Quando il Professore faceva il piazzista del Ponte sullo Stretto

Nel 1985 l’allora presidente dell’Iri esaltò il progetto alla commissione Trasporti della Camera. «Sarà agibile nel 1996, non porrò ostacoli a un’opera di prevalente interesse nazionale»

Paolo Bracalini

da Milano

«Completamento degli studi entro l’anno, avvio dei lavori nel ’89 e completa agibilità del Ponte entro il 1996». Così, in una audizione alle commissioni Trasporti e Lavori pubblici del Parlamento, l’allora presidente dell’Iri Romano Prodi chiedeva l’approvazione urgente di un decreto legge per realizzare il Ponte tra Sicilia e Calabria e recuperare così «una cultura delle grandi opere pubbliche che si è persa negli ultimi anni». Nel 1985, governo Craxi, Romano Prodi è il grande sponsor del progetto.
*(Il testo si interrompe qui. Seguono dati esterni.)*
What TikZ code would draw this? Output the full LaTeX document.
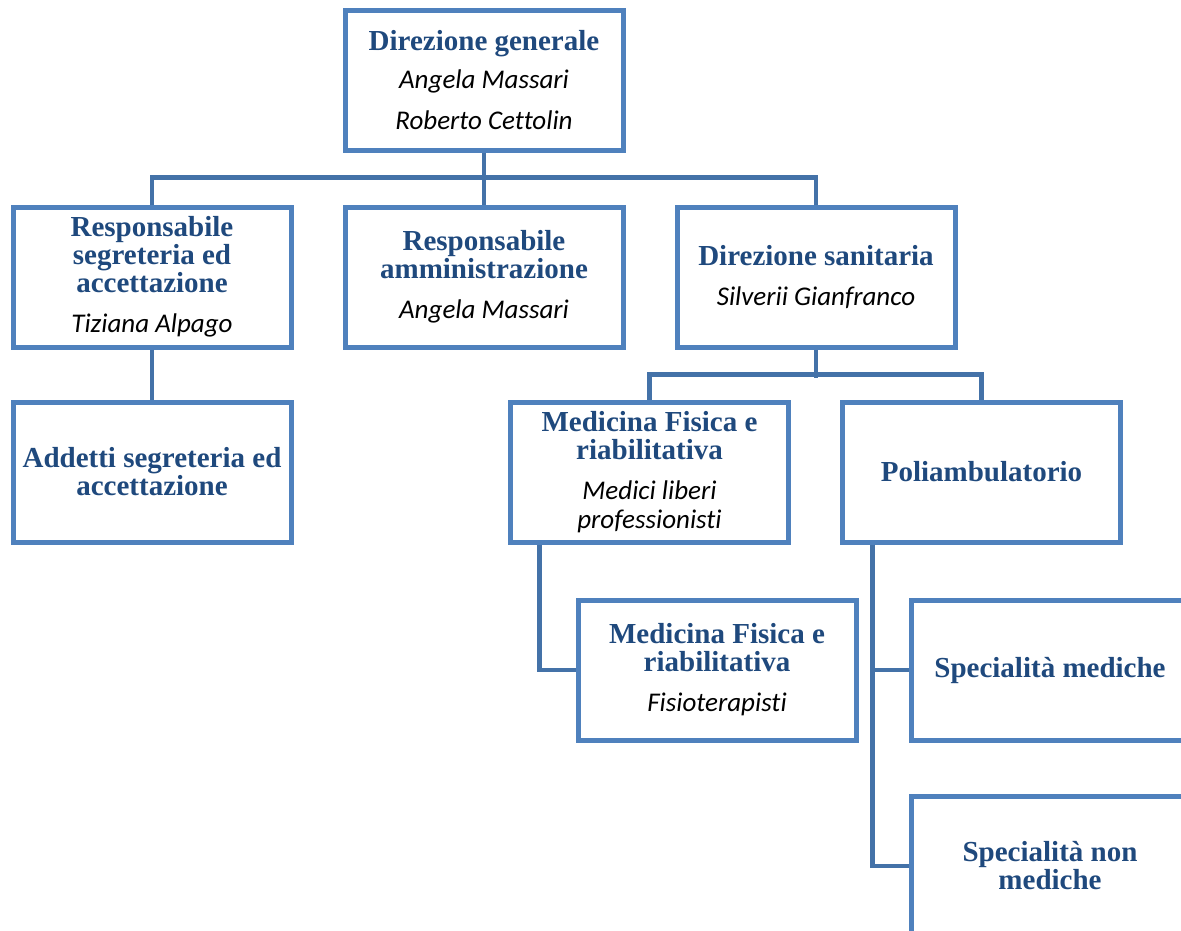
\documentclass[tikz,border=0pt]{standalone}
\usepackage{fontspec}
\usepackage{tikz}
\newfontfamily\orgserif{Liberation Serif}
\newfontfamily\orgsans{Carlito}[Ligatures=NoCommon]
\definecolor{boxblue}{HTML}{4F81BD}
\definecolor{linkblue}{HTML}{4472A8}
\definecolor{titblue}{HTML}{1F497D}
\newcommand{\orgtit}{\orgserif\bfseries\fontsize{29}{28}\selectfont\color{titblue}}
\newcommand{\orgname}{\orgsans\itshape\fontsize{27}{28}\selectfont\color{black}}

\begin{document}
\begin{tikzpicture}[x=1pt, y=-1pt,
    orgbox/.style={draw=boxblue, fill=white, line width=5pt, minimum width=278pt,
        minimum height=140pt, inner sep=0pt, align=center, font=\fontsize{27}{28}\selectfont},
    link/.style={draw=linkblue, line width=4.5pt}]
    \useasboundingbox (0,0) rectangle (1181,930);
    \clip (0,0) rectangle (1181,930);

    \node[orgbox] (dg) at (484,80) {{\orgtit Direzione generale}\\[10pt]{\orgname Angela Massari}\\[13pt]{\orgname Roberto Cettolin}};

    \node[orgbox] (rsa) at (152,277) {{\orgtit Responsabile}\\{\orgtit segreteria ed}\\{\orgtit accettazione}\\[12pt]{\orgname Tiziana Alpago}};
    \node[orgbox] (ramm) at (484,277) {{\orgtit Responsabile}\\{\orgtit amministrazione}\\[12pt]{\orgname Angela Massari}};
    \node[orgbox] (ds) at (816,277) {{\orgtit Direzione sanitaria}\\[12pt]{\orgname Silverii Gianfranco}};

    \node[orgbox] (add) at (152,472) {{\orgtit Addetti segreteria ed}\\{\orgtit accettazione}};
    \node[orgbox] (mfr) at (649.5,472) {{\orgtit Medicina Fisica e}\\{\orgtit riabilitativa}\\[12pt]{\orgname Medici liberi}\\[1pt]{\orgname professionisti}};
    \node[orgbox] (poli) at (981.5,472) {{\orgtit Poliambulatorio}};

    \node[orgbox] (fis) at (717,670) {{\orgtit Medicina Fisica e}\\{\orgtit riabilitativa}\\[12pt]{\orgname Fisioterapisti}};
    \node[orgbox] (spm) at (1050,670) {{\orgtit Specialità mediche}};
    \node[orgbox] (spnm) at (1050,866) {{\orgtit Specialità non}\\{\orgtit mediche}};

    \draw[link] (dg.south) -- (ramm.north);
    \draw[link] (rsa.north) -- ++(0,-27) -| (ds.north);
    \draw[link] (rsa.south) -- (add.north);
    \draw[link] (ds.south) -- ++(0,28);
    \draw[link] (mfr.north) -- ++(0,-25) -| (poli.north);
    \draw[link] ([xshift=-110pt]mfr.south) |- (fis.west);
    \draw[link] ([xshift=-109pt]poli.south) |- (spm.west);
    \draw[link] ([xshift=-109pt]poli.south) |- (spnm.west);
\end{tikzpicture}
\end{document}
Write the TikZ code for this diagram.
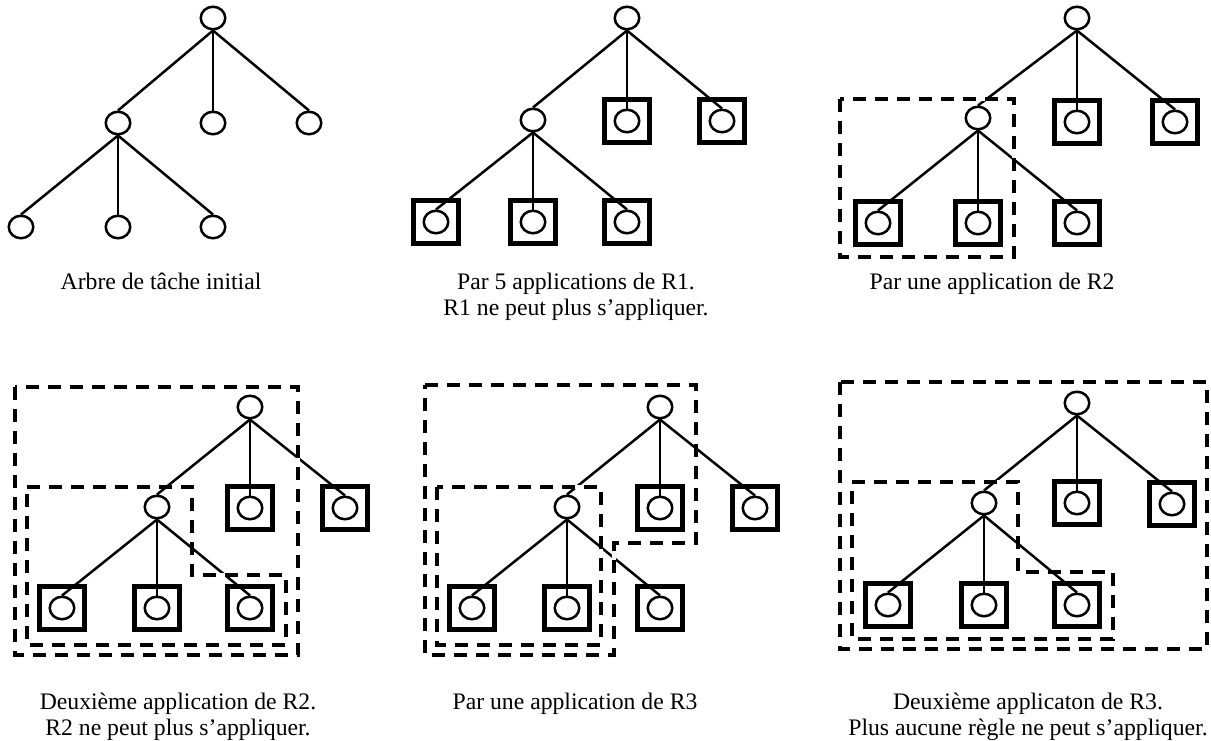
\documentclass[tikz,border=0pt]{standalone}
\usepackage{fontspec}
\setmainfont{Liberation Serif}
\usetikzlibrary{shapes.geometric}
\tikzset{
  leaf/.style={ellipse, draw, line width=2.5pt, minimum width=24.5pt, minimum height=22.5pt, inner sep=0pt},
  donebox/.style={draw, line width=5.5pt, minimum width=45pt, minimum height=43pt, inner sep=0pt},
  edge/.style={line width=2.5pt},
  zonebg/.style={line width=4.5pt, white},
  zone/.style={line width=4.5pt, dash pattern=on 13pt off 9pt},
  caption/.style={anchor=base, font=\fontsize{23.7}{27}\selectfont, inner sep=0pt},
}
\newcommand\tasktree[8]{%
  \node[leaf] (#1r) at (#2) {};
  \node[leaf] (#1m) at (#3) {};
  \node[leaf] (#1s) at (#4) {};
  \node[leaf] (#1t) at (#5) {};
  \node[leaf] (#1a) at (#6) {};
  \node[leaf] (#1b) at (#7) {};
  \node[leaf] (#1c) at (#8) {};
  \draw[edge] (#1r.south) -- (#1m.north);
  \draw[edge] (#1r.south) -- (#1s.north);
  \draw[edge] (#1r.south) -- (#1t.north);
  \draw[edge] (#1m.south) -- (#1a.north);
  \draw[edge] (#1m.south) -- (#1b.north);
  \draw[edge] (#1m.south) -- (#1c.north);
}
\newcommand\boxleaves[1]{%
  \foreach \k in {s,t,a,b,c} {\node[donebox] (#1\k B) at (#1\k) {};}
}
\begin{document}
\begin{tikzpicture}[x=1pt,y=-1pt]
\useasboundingbox (0,0) rectangle (1211,740);

% Panel 1
\tasktree{p1}{213,18}{118,123}{213,123}{309,123}{21,227}{118,227}{213,227}
\node[caption] (c1) at (161,289) {Arbre de tâche initial};

% Panel 2
\tasktree{p2}{627,18}{533,120}{627,121}{722,121}{436,222}{533,222}{627,222}
\boxleaves{p2}
\node[caption] (c2a) at (576,289) {Par 5 applications de R1.};
\node[caption] (c2b) at (576,315) {R1 ne peut plus s’appliquer.};

% Panel 3
\tasktree{p3}{1077,18}{978,118}{1077,122}{1175,122}{878,223}{978,223}{1077,223}
\boxleaves{p3}
\foreach \s in {zonebg,zone}
  \draw[\s] (840,99) rectangle (1014,257);
\node[caption] (c3) at (992,289) {Par une application de R2};

% Panel 4
\tasktree{p4}{250,407}{157,507}{250,508}{345,508}{62,608}{157,608}{250,608}
\boxleaves{p4}
\foreach \s in {zonebg,zone} {
  \draw[\s] (15,387) rectangle (298,655);
  \draw[\s] (27,487) -- (192,487) -- (192,575) -- (286,575) -- (286,645) -- (27,645) -- cycle;
}
\node[caption] (c4a) at (178,709) {Deuxième application de R2.};
\node[caption] (c4b) at (178,735) {R2 ne peut plus s’appliquer.};

% Panel 5
\tasktree{p5}{660,407}{567,507}{660,508}{755,508}{472,608}{567,608}{660,608}
\boxleaves{p5}
\foreach \s in {zonebg,zone} {
  \draw[\s] (425,385) -- (696,385) -- (696,543) -- (614,543) -- (614,655) -- (425,655) -- cycle;
  \draw[\s] (437,487) rectangle (601,645);
}
\node[caption] (c5) at (575,709) {Par une application de R3};

% Panel 6
\tasktree{p6}{1077,403}{984,503}{1077,503}{1172,504}{888,605}{984,605}{1077,605}
\boxleaves{p6}
\foreach \s in {zonebg,zone} {
  \draw[\s] (840,382) rectangle (1207,649);
  \draw[\s] (852,482) -- (1018,482) -- (1018,572) -- (1113,572) -- (1113,639) -- (852,639) -- cycle;
}
\node[caption] (c6a) at (1028,709) {Deuxième applicaton de R3.};
\node[caption] (c6b) at (1028,735) {Plus aucune règle ne peut s’appliquer.};
\end{tikzpicture}
\end{document}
Altri tempi, altre preoccupazioni. Non quelle ambientaliste, che oggi nel programma dell’Unione hanno impegnato il Professore a «sospendere l’iter procedurale in atto», ma gli interessi più concreti dell’Iri, proprietaria del 51 per cento della Società Stretto di Messina, a capitale pubblico (Ferrovie, Anas, regioni Sicilia e Calabria), costituita nel 1971 con un fine: il Ponte. L’Iri partecipa alla società direttamente con il 3%, e attraverso Italstat e Finsider con un rispettivo 24%. C’è un dettaglio. La Finsider produce acciaio, materiale piuttosto utile se si deve costruire un ponte lungo 3 chilometri, di strada e ferrovia.
Ed è lo stesso presidente dell’Iri Prodi, infaticabile ambasciatore presso i palazzi della politica della grande opera «meridionalista», a spiegarlo in un’intervista a Panorama del settembre ’85 - lo ricorda Donatella Marino sul numero in edicola oggi dello stesso settimanale -. «La posa della prima pietra avverrà al più presto. Non sarà certo l’Iri a porre ostacoli a un’opera definita all’unanimità dal nostro Parlamento “di prevalente interesse nazionale”. Qualunque sia la tipologia scelta, ponte o tunnel sottomarino, dovrà fare uso abbondante di acciaio e quindi Finsider avrà un ruolo importante». Ponte o tunnel sottomarino, Prodi è flessibile, purché si faccia. Perché i vantaggi di un collegamento sono evidenti: «La Sicilia è fortemente ostacolata da questa barriera naturale - spiega Prodi -. Con un collegamento stabile i costi di trasporto calerebbero del 13 per cento, senza parlare della maggiore rapidità degli spostamenti. Anche per l’economia calabrese i vantaggi sarebbero naturalmente molti e importantissimi». A sostegno della sua tesi Prodi porta valanga di cifre: «Il risparmio di tempo per un automobilista è di 40 minuti, 35 per autocarro e 92 per il treno. Nel 2015 transiteranno sul Ponte 12 milioni e 621mila autovetture e 295mila carrozze ferroviarie».
Un mese prima, intervistato dal Tg1, il capo dell’Iri aveva espresso le stesse idee. Parlando «da economista» su disoccupazione e competitività, Prodi descrive il Ponte sullo Stretto, insieme al potenziamento della rete autostradale e delle telecomunicazioni, come «una grande opera di interesse collettivo, indispensabile perché il nostro sistema economico possa concorrere con le altre nazioni».
E ancora nel 1987 Prodi, sempre alla guida della holding di Stato, si spende per la realizzazione del Ponte, grazie al quale «l’Italia si accorcerebbe di 240 chilometri». Convinzione che mantiene anche da candidato premier dell’Ulivo nel marzo 1996, mettendolo anzi tra le priorità dei primi 100 giorni di governo. In un’intervista a Panorama del marzo ’96, in piena campagna elettorale, Prodi dipinge l’Italia dell’Ulivo: un grande cantiere, in particolare per il Sud. Il Ponte? «Certo, il Ponte. O se fosse più sicuro, un tunnel sottomarino».
D’accordo con il Professore, nel ’96, c’è Massimo D’Alema e poi, dopo la vittoria alle elezioni, il ministro dei Lavori pubblici Antonio Di Pietro. Scherzi della memoria.

Il segretario del Pds parla delle grandi priorità del Sud, e cita l’alta velocità ferroviaria in Calabria e il Ponte sullo Stretto: «Il ponte non peserebbe sulle casse dello Stato - spiega D’Alema -, in quanto capace di autofinanziarsi, e sarebbe un volano per lo sviluppo del Sud». A luglio, il ministro Di Pietro sollecita una rapida decisione. Ma allora come oggi, Verdi e comunisti scendono i guerra contro il Ponte «spreco miliardario». Allora come oggi, tutto uguale. O quasi.